Ansell, B, and D Adler (2019), "Brexit and the Politics of Housing in Britain", The Political Quarterly 90(S2): 105–116. 

Bernanke, B S, T F Geithner, and H M Paulson Jr (2019), Firefighting: The Financial Crisis and Its Lessons, Penguin Books.

Boix, C, M K Miller, and S Rosato (2014), Boix-Miller-Rosato Dichotomous Coding of Democracy, 1800-2010. 

Chwieroth, J M, and A Walter (2019a), "The financialization of mass wealth, banking crises and politics over the long run", European Journal of International Relations. 

Chwieroth, J M, and A Walter (2019b), The Wealth Effect: How the Great Expectations of the Middle Class Have Changed the Politics of Banking Crises, Cambridge University Press.

Financial Services Authority (2012), Consumer Awareness of the FSA and Financial Regulation, Financial Services Authority.

Foa, R S, and Y Mounk (2016), "The Democratic Disconnect", Journal of Democracy 27(3): 5-17.

Henisz, W J (2017), POLCON Database.

Johnson, S, and J Kwak (2010), 13 Bankers: The Wall Street Takeover and the Next Financial Meltdown, Pantheon Books. 

Jordà, Ò, M Schularick, and A M Taylor (2016), "The Great Mortgaging: Housing Finance, Crises and Business Cycles", Economic Policy 85: 107–140. 

Mian, A, A Sufi, and F Trebbi (2014), "Resolving Debt Overhang: Political Constraints in the Aftermath of Financial Crises", American Economic Journal: Macroeconomics 6(2): 1–28. 
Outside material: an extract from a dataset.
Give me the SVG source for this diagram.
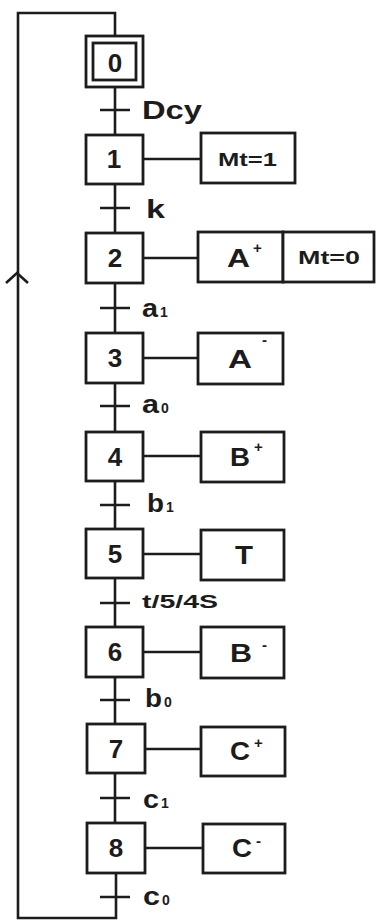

OECD (2018), Risks That Matter: Main Findings from the 2018 OECD Risks that Matter Survey, OECD.

OECD (2019), Under Pressure: The Squeezed Middle Class, OECD.

Reinhart, C M (2010), "This Time is Different Chartbook: Country Histories on Debt, Default, and Financial Crises", NBER working paper 15815. 

The Economist (2019), "Millennial socialism", 14 February.

van der Cruijsen, C, J de Haan, D-J Jansen, and R Mosch (2013), "Knowledge and Opinions about Banking Supervision: Evidence from a Survey of Dutch Households", Journal of Financial Stability 9(2): 219–229. 

Endnotes

[1] Separately, we draw on evidence from the cross-national World Values Survey since 1981 to show that there is no trend among respondents to expect governments to intervene more in other policy areas.

[2] Results are similar for coalition governments.